There are loads of stories about quick learners. Busoni apparently once met a former pupil on a train from London to Brighton (even in those days barely over an hour's journey). The pupil showed Busoni his latest composition, which Busoni handed back before the train arrived. At the concert that evening, the pupil was rather surprised to hear his piece played as an encore.
I've heard the story about John Ogdon and the Brahms concerto but can't remember the details. However, here's one I witnessed: at the recording of Sorabji's 'Opus Clavicembalisticum', after John had played one particular passage, Alistair H pointed out that the score was incorrect (it's full of misprints, not surprisingly) and in fact, of the three staves on one system, one was in the wrong clef. This of course meant reconfiguring the passage completely, which many people would agree is worse than sightreading. John nailed it first time. I also suspect that John sight-read Grainger's transcription of the Tchaikovsky 'Flower Waltz' in a concert in London. The piece includes a misprint so obvious that on the first play-through any pianist would stop, pencil in the obvious correction, and never play the misprint again. John played the misprint.... Ronald Stevenson once gave John a newly-composed piece to read and was turning pages as John did it. John was nodding for page-turns a whole system before the end of the page, and when RS took this on trust he found John had indeed memorised several bars ahead.
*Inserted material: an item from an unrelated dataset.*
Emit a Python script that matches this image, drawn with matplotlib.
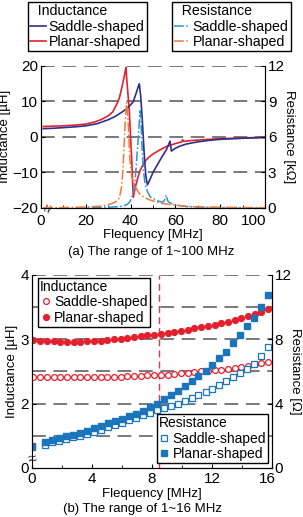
import matplotlib.pyplot as plt
import matplotlib.transforms as mtransforms
from matplotlib.lines import Line2D
from matplotlib.ticker import MultipleLocator

plt.rcParams['font.family'] = ['Liberation Sans', 'DejaVu Sans']

# (a) 1~100 MHz
f_L_planar = [1, 5, 10, 15, 20, 24, 27, 30, 32, 34, 35, 36, 37, 37.5, 37.9, 38.5, 39.4, 40.5, 41.2, 42,
              43, 44.2, 46, 48, 50, 53, 56, 60, 62.8, 63.2, 63.6, 66, 70, 75, 80, 90, 100]
L_planar = [2.9, 3.0, 3.1, 3.3, 3.6, 4.2, 4.9, 5.9, 7.0, 9.4, 11.0, 13.6, 16.5, 18.2, 19.5, 14.5, 7.6, -6.5, -17.0, -14.5,
            -12.0, -9.5, -7.2, -5.8, -4.8, -3.7, -2.7, -1.9, -1.4, -0.8, -1.3, -1.1, -0.9, -0.7, -0.5, -0.3, -0.1]

f_L_saddle = [1, 5, 10, 15, 20, 25, 30, 33, 36, 38, 40, 41.2, 42.7, 43.5, 43.9, 44.5, 45.2, 46, 46.8, 47.5,
              48.5, 50, 52, 54, 56, 57.6, 58.2, 60, 62, 65, 70, 75, 80, 90, 100]
L_saddle = [2.3, 2.4, 2.6, 2.8, 3.1, 3.7, 4.8, 5.7, 6.9, 7.8, 9.0, 9.9, 12.7, 14.3, 14.9, 11.5, 5.0, -4.0, -11.0, -13.5,
            -12.2, -10.0, -7.8, -5.6, -3.6, -1.2, -4.0, -3.2, -2.6, -2.0, -1.4, -1.0, -0.7, -0.4, -0.2]

f_R_planar = [1, 10, 20, 25, 29, 32, 34, 35, 36, 36.5, 37, 37.5, 38.2, 38.6, 39, 39.7, 40.5, 42, 44, 46,
              48.7, 53, 57, 60.5, 65, 70, 80, 100]
R_planar = [0.02, 0.04, 0.08, 0.13, 0.22, 0.4, 0.6, 0.85, 1.8, 3.0, 4.8, 6.9, 8.9, 8.2, 6.9, 4.0, 2.6, 1.8, 1.2, 0.9,
            0.67, 0.42, 0.3, 0.22, 0.14, 0.09, 0.05, 0.02]

f_R_saddle = [1, 10, 20, 28, 32, 35, 36.7, 38.5, 39.7, 41.2, 42, 42.7, 43.3, 43.8, 44.2, 44.6, 45, 45.7, 46.5, 47.5,
              48.7, 51, 53.1, 54.5, 55.3, 55.8, 56.3, 56.8, 58.5, 60.5, 65, 70, 80, 100]
R_saddle = [0.01, 0.02, 0.03, 0.05, 0.08, 0.12, 0.17, 0.3, 0.53, 1.2, 2.3, 4.0, 5.6, 7.0, 8.2, 7.5, 5.5, 3.2, 2.0, 1.4,
            0.95, 0.7, 0.53, 0.5, 0.7, 1.1, 0.8, 0.53, 0.35, 0.25, 0.12, 0.07, 0.04, 0.02]

# (b) 1~16 MHz
f_dots = [0.10, 0.55, 0.99, 1.44, 1.89, 2.34, 2.78, 3.23, 3.68, 4.12, 4.57, 5.02, 5.46, 5.91, 6.36, 6.81, 7.25, 7.70,
          8.15, 8.59, 9.04, 9.49, 9.93, 10.38, 10.83, 11.28, 11.72, 12.17, 12.62, 13.06, 13.51, 13.96, 14.40, 14.85,
          15.30, 15.75]
Lb_planar = [2.99, 2.98, 2.97, 2.97, 2.96, 2.96, 2.96, 2.96, 2.97, 2.97, 2.98, 2.99, 3.00, 3.01, 3.02, 3.03, 3.05, 3.06,
             3.07, 3.09, 3.10, 3.12, 3.13, 3.15, 3.17, 3.19, 3.21, 3.23, 3.25, 3.27, 3.30, 3.33, 3.36, 3.39, 3.43, 3.47]
Lb_saddle = [2.41, 2.41, 2.41, 2.41, 2.41, 2.41, 2.41, 2.41, 2.41, 2.41, 2.42, 2.42, 2.42, 2.42, 2.43, 2.43, 2.43, 2.44,
             2.44, 2.45, 2.45, 2.46, 2.47, 2.48, 2.49, 2.50, 2.51, 2.52, 2.53, 2.54, 2.56, 2.57, 2.59, 2.61, 2.63, 2.65]

f_sq = [0.0, 0.87, 1.34, 1.80, 2.27, 2.73, 3.20, 3.66, 4.13, 4.59, 5.06, 5.52, 5.99, 6.45, 6.92, 7.38, 7.85, 8.31,
        8.78, 9.24, 9.71, 10.17, 10.64, 11.10, 11.57, 12.03, 12.50, 12.96, 13.43, 13.89, 14.36, 14.82, 15.29, 15.75]
Rb_planar = [1.35, 1.64, 1.76, 1.88, 1.97, 2.08, 2.20, 2.33, 2.47, 2.62, 2.78, 2.92, 3.07, 3.22, 3.38, 3.56, 3.78, 3.98,
             4.26, 4.52, 4.79, 5.08, 5.40, 5.70, 6.03, 6.38, 6.85, 7.22, 7.75, 8.28, 8.83, 9.35, 10.03, 10.76]
Rb_saddle = [1.30, 1.43, 1.62, 1.70, 1.78, 1.90, 1.99, 2.10, 2.24, 2.38, 2.54, 2.66, 2.80, 2.97, 3.13, 3.28, 3.44, 3.58,
             3.71, 3.86, 4.00, 4.15, 4.33, 4.52, 4.72, 4.92, 5.14, 5.40, 5.66, 5.90, 6.14, 6.48, 6.95, 7.54]
f_marker = 8.5

navy = '#2e2f8f'
red = '#e5202e'
lblue = '#2a93d0'
orange = '#ee7a3b'
sqblue = '#1b75bc'
gridc = '#555555'
dash = (0, (9, 5))

fig = plt.figure(figsize=(3.03, 5.17), dpi=100)


def shift_last_xlabel(ax, dx_px):
    # nudge the last x tick label left so it does not run into the right axis
    lab = ax.get_xticklabels()[-1]
    lab.set_transform(lab.get_transform() + mtransforms.ScaledTranslation(dx_px / 100, 0, fig.dpi_scale_trans))


# ---------- (a) ----------
ax1 = fig.add_axes([0.1353, 0.5977, 0.7393, 0.2752])
ax1r = ax1.twinx()
ax1.plot(f_L_planar, L_planar, color=red, lw=1.2, zorder=3)
ax1.plot(f_L_saddle, L_saddle, color=navy, lw=1.2, zorder=3)
ax1r.plot(f_R_saddle, R_saddle, color=lblue, lw=1.1, ls='-.')
ax1r.plot(f_R_planar, R_planar, color=orange, lw=1.1, ls='-.')
for y in [-10, 0, 10, 20]:
    ax1.axhline(y, color=gridc, lw=1.1, ls=dash, zorder=1)
ax1.set_xlim(0, 100)
ax1.set_ylim(-20, 20)
ax1r.set_ylim(0, 12)
ax1.set_xticks([0, 20, 40, 60, 80, 100])
ax1.xaxis.set_minor_locator(MultipleLocator(10))
ax1.set_yticks([-20, -10, 0, 10, 20])
ax1r.set_yticks([0, 3, 6, 9, 12])
for a in (ax1, ax1r):
    a.spines['top'].set_visible(False)
    a.tick_params(direction='in', labelsize=11, length=3, pad=2)
    a.tick_params(which='minor', direction='in', length=2)
ax1.tick_params(axis='x', pad=4)
shift_last_xlabel(ax1, -11)
ax1.set_xlabel('Flequency [MHz]', fontsize=9.5, labelpad=1)
ax1.set_ylabel('Inductance [µH]', fontsize=9.5, labelpad=1)
ax1r.set_ylabel('Resistance [kΩ]', fontsize=9.5, rotation=270, labelpad=7)
ax1.text(3.5, -20, '≈', rotation=70, fontsize=11, ha='center', va='center', color='#333333',
         bbox=dict(facecolor='white', edgecolor='none', pad=0.2), clip_on=False, zorder=5)
fig.text(0.5, 0.513, '(a) The range of 1~100 MHz', fontsize=9.5, ha='center', va='center')

leg_kw = dict(fontsize=10.2, title_fontsize=10.2, frameon=True, fancybox=False, framealpha=1,
              edgecolor='black', handlelength=1.1, handletextpad=0.2, labelspacing=0.1,
              borderpad=0.15, borderaxespad=0, alignment='left')
h_ind = [Line2D([], [], color=navy, lw=1.2), Line2D([], [], color=red, lw=1.2)]
lg1 = fig.legend(h_ind, ['Saddle-shaped', 'Planar-shaped'], title='  Inductance',
                 loc='upper left', bbox_to_anchor=(28 / 303, 1 - 2 / 517), **leg_kw)
h_res = [Line2D([], [], color=lblue, lw=1.1, ls='-.'), Line2D([], [], color=orange, lw=1.1, ls='-.')]
lg2 = fig.legend(h_res, ['Saddle-shaped', 'Planar-shaped'], title='  Resistance',
                 loc='upper left', bbox_to_anchor=(172 / 303, 1 - 2 / 517), **leg_kw)
for lg in (lg1, lg2):
    lg.get_frame().set_linewidth(1.0)

# ---------- (b) ----------
ax2 = fig.add_axes([0.1056, 0.0948, 0.792, 0.3733])
ax2r = ax2.twinx()
for y in [1.5, 2, 2.5, 3, 3.5, 4]:
    ax2.axhline(y, color=gridc, lw=1.1, ls=dash, zorder=1)
ax2.axvline(f_marker, color='#ec3340', lw=1.0, ls=(0, (5, 3)), zorder=2)
ax2.plot(f_dots, Lb_saddle, 'o', ms=4.2, mfc='white', mec=red, mew=0.9, ls='none', zorder=3)
ax2.plot(f_dots, Lb_planar, 'o', ms=4.2, color=red, ls='none', zorder=3)
ax2r.plot(f_sq, Rb_saddle, 's', ms=4.6, mfc='white', mec=sqblue, mew=0.9, ls='none')
ax2r.plot(f_sq, Rb_planar, 's', ms=4.8, color=sqblue, ls='none')
ax2.set_xlim(0, 16)
ax2.set_ylim(1, 4)
ax2r.set_ylim(0, 12)
ax2.set_xticks([0, 4, 8, 12, 16])
ax2.xaxis.set_minor_locator(MultipleLocator(2))
ax2.set_yticks([1, 2, 3, 4])
ax2.set_yticklabels(['0', '2', '3', '4'])
ax2r.set_yticks([0, 4, 8, 12])
for a in (ax2, ax2r):
    a.spines['top'].set_visible(False)
    a.tick_params(direction='in', labelsize=11, length=3, pad=2)
    a.tick_params(which='minor', direction='in', length=2)
ax2.tick_params(axis='x', pad=3)
shift_last_xlabel(ax2, -5)
ax2.set_xlabel('Flequency [MHz]', fontsize=9.5, labelpad=1)
ax2.set_ylabel('Inductance [µH]', fontsize=9.5, labelpad=2)
ax2r.set_ylabel('Resistance [Ω]', fontsize=9.5, rotation=270, labelpad=7)
ax2.text(0, 1.14, '≈', rotation=10, fontsize=11, ha='center', va='center', color='#333333',
         bbox=dict(facecolor='white', edgecolor='none', pad=0.2), clip_on=False, zorder=5)
fig.text(0.47, 0.016, '(b) The range of 1~16 MHz', fontsize=9.5, ha='center', va='center')

leg_kw2 = {**leg_kw, 'handlelength': 0.8, 'fontsize': 10, 'title_fontsize': 10}
h_ind2 = [Line2D([], [], marker='o', ms=4.2, mfc='white', mec=red, mew=0.9, ls='none'),
          Line2D([], [], marker='o', ms=4.2, color=red, ls='none')]
lg3 = ax2.legend(h_ind2, ['Saddle-shaped', 'Planar-shaped'], title='Inductance',
                 loc='upper left', bbox_to_anchor=(0.025, 0.985), **leg_kw2)
lg3.set_zorder(6)
h_res2 = [Line2D([], [], marker='s', ms=4.6, mfc='white', mec=sqblue, mew=0.9, ls='none'),
          Line2D([], [], marker='s', ms=4.8, color=sqblue, ls='none')]
lg4 = ax2r.legend(h_res2, ['Saddle-shaped', 'Planar-shaped'], title='Resistance',
                  loc='lower right', bbox_to_anchor=(0.985, 0.025), **leg_kw2)
for lg in (lg3, lg4):
    lg.get_frame().set_linewidth(1.0)

fig.savefig('out.png', dpi=100)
A friend told me a story about the pianist Ronan Magill. My friend had asked RM if he knew any piano music by Woldemar Bargiel (no, I hadn't heard of him either). Magill replied that he didn't, but said he had turned the pages for a performance of the Bargiel violin sonata about 20 years before. He then played a few minutes of it on a handy piano, incorporating the violin part.
As an opera repetiteur, I earn my living (partly) sight-reading and I'm fairly handy at it. Some of my colleagues are pretty impressive. JP Gandy allegedly once sight-read the orchestral part of Prokofiev's 2nd concerto from a full score. Helen Crayford plays 'plinky-plonk' contemporary opera at sight from full score. I've heard Jeremy Limb (also a soloist) sight-read the odd piece and he's one of those whose sight-reading is not just note-spinning, it actually sounds like a performance. A few years ago, a retired singer gave me a tall full score, transposing instruments and all, and asked me to play it a minor third down: she seemed genuinely surprised when I had difficulty, so I guess she must have met pianists who could do it.
These are all aspects of quick learning. None of them, however, guarantees that the final result will be a moving musical experience!